● Your instructions
Print exactly those lines that run from the beginning of the data to the line bearing "start_time = '2019-10-04 12:00'", inclusive.

### Data

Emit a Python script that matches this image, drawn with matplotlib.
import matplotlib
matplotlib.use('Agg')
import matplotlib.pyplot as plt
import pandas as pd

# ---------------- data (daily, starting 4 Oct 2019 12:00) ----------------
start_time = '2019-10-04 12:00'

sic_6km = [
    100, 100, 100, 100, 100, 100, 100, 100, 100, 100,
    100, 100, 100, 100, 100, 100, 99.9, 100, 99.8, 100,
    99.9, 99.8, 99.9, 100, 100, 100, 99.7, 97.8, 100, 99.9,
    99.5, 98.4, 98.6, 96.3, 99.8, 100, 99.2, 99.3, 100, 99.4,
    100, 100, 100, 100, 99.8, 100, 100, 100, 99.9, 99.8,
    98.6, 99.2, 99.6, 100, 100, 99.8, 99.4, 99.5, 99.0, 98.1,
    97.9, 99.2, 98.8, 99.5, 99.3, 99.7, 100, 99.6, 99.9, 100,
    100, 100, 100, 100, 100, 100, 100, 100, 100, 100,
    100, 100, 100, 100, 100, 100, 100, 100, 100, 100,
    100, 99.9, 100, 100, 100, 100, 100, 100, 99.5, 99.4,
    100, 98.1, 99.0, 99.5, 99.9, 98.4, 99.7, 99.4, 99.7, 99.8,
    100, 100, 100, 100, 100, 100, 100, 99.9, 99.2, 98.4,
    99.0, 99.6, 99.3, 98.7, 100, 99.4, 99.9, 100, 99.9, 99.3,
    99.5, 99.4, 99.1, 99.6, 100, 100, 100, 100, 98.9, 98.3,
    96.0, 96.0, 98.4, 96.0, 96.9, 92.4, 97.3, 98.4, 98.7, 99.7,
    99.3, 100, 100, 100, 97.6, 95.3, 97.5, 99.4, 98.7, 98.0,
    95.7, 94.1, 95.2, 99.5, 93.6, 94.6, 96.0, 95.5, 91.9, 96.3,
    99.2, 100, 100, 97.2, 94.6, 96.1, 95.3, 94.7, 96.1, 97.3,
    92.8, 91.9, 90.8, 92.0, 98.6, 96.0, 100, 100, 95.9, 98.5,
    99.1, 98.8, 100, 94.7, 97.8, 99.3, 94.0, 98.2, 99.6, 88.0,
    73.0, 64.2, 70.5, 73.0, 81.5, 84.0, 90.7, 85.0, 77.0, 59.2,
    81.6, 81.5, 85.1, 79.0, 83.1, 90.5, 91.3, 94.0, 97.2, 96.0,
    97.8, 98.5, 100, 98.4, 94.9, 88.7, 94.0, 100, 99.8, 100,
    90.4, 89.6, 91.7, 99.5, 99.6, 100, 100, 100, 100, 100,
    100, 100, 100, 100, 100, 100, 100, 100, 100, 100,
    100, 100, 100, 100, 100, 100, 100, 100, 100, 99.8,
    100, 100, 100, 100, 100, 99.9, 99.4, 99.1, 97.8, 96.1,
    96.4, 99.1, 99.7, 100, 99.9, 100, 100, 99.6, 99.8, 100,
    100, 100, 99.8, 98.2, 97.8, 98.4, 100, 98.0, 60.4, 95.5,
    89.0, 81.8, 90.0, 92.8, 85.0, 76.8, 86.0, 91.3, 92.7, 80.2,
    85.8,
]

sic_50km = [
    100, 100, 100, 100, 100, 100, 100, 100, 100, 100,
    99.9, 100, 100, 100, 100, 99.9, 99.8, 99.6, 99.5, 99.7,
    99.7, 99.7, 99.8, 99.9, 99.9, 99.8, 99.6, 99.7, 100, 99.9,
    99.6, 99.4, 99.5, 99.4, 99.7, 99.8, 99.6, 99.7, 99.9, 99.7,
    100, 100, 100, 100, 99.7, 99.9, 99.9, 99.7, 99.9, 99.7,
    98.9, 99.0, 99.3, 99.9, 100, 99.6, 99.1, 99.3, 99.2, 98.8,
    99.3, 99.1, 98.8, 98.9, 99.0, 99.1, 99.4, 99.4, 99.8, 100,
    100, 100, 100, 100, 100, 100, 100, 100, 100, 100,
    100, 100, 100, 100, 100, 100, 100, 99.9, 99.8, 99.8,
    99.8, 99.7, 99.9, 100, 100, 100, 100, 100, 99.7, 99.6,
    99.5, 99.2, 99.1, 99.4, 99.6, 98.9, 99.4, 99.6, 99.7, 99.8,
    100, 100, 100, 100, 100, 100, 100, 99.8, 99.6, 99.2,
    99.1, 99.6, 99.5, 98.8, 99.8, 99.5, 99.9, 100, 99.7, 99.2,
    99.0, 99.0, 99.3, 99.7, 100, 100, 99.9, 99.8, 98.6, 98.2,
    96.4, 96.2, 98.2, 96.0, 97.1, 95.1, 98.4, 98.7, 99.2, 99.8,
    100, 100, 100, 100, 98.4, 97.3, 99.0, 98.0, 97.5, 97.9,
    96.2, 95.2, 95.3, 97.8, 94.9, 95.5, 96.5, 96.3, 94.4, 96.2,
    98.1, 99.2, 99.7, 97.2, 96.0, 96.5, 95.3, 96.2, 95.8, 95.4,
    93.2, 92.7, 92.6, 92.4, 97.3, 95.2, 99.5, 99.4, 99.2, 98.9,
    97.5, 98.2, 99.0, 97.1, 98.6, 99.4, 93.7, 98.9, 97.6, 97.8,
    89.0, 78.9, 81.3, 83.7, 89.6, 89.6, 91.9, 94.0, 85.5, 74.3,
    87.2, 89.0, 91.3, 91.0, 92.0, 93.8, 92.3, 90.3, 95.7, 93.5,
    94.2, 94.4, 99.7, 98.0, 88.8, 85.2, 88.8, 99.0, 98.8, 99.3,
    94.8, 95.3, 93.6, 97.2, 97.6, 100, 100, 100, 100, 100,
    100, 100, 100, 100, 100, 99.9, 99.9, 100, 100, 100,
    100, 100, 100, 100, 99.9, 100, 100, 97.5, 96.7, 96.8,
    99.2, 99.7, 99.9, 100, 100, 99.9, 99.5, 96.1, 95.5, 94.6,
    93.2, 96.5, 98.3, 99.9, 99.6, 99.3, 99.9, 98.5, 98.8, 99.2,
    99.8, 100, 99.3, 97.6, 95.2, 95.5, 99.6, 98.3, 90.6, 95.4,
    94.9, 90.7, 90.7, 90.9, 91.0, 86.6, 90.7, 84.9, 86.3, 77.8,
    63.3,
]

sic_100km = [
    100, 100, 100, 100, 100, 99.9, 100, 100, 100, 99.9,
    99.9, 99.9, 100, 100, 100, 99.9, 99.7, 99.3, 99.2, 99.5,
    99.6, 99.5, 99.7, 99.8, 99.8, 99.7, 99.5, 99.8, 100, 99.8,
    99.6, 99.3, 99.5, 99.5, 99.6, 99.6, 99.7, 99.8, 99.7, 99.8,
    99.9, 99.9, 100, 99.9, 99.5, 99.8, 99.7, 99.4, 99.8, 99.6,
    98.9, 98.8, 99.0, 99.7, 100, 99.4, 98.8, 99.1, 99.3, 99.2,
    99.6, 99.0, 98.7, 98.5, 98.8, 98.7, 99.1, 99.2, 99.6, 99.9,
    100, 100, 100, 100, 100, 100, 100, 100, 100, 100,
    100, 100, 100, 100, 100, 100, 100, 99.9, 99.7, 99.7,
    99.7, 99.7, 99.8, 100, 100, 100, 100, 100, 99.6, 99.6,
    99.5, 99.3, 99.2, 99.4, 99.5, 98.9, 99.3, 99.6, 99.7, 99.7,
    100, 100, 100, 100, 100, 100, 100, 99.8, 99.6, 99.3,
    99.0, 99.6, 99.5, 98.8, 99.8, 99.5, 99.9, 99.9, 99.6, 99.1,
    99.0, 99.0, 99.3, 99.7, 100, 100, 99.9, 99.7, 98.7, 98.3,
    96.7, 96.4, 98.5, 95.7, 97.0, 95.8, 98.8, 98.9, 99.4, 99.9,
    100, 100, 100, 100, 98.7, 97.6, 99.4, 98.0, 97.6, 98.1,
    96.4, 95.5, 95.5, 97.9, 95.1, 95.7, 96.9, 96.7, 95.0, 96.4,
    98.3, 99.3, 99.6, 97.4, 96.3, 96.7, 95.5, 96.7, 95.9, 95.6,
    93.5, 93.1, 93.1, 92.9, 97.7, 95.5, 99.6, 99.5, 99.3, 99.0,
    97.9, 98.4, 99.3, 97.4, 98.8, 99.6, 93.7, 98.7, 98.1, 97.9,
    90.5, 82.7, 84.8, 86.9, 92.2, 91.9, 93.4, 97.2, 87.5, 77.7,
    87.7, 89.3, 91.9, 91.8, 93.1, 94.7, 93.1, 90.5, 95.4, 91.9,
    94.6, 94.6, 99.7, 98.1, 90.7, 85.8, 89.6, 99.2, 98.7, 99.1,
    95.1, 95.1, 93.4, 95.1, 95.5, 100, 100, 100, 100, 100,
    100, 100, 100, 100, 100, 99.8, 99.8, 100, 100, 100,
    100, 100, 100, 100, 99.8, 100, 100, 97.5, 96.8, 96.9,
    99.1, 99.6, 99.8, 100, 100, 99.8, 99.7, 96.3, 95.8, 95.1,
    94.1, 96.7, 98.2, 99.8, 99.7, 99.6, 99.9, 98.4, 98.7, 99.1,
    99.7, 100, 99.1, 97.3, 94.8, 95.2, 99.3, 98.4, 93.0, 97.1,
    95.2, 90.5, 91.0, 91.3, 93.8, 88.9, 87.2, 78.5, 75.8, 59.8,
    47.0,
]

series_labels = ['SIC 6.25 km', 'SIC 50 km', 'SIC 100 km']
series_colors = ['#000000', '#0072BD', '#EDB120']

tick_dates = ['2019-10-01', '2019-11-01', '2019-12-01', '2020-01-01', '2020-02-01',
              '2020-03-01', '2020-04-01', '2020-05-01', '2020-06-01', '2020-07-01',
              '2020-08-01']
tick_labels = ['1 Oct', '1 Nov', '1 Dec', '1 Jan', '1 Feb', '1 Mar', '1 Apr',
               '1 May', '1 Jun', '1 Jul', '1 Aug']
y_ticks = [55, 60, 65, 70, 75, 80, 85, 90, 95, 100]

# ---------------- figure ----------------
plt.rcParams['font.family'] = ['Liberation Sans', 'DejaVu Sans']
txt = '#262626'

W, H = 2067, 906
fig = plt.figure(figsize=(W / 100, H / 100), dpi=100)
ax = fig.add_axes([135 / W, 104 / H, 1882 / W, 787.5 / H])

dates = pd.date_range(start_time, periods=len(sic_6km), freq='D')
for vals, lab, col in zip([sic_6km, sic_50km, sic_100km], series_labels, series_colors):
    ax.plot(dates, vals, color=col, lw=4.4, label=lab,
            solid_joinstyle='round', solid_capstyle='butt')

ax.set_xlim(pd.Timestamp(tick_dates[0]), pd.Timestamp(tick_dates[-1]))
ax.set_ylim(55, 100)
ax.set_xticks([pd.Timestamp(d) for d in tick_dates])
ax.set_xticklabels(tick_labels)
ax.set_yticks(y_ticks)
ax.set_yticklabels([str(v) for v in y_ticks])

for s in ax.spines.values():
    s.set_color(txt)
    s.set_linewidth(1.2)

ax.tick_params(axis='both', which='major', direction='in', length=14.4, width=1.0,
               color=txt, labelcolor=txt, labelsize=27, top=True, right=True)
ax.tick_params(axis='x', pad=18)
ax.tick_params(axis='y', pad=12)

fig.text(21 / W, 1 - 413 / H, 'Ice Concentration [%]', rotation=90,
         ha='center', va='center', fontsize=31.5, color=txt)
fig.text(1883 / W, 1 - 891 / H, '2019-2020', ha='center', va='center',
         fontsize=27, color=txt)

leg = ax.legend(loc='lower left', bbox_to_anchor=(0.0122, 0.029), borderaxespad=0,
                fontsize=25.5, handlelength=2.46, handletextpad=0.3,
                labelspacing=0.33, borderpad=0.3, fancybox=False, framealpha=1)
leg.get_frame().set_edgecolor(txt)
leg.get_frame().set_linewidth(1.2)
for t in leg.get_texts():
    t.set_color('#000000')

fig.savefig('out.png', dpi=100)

######

● Solution for this problem
Emit a Python script that matches this image, drawn with matplotlib.
import matplotlib
matplotlib.use('Agg')
import matplotlib.pyplot as plt
import pandas as pd

# ---------------- data (daily, starting 4 Oct 2019 12:00) ----------------
start_time = '2019-10-04 12:00'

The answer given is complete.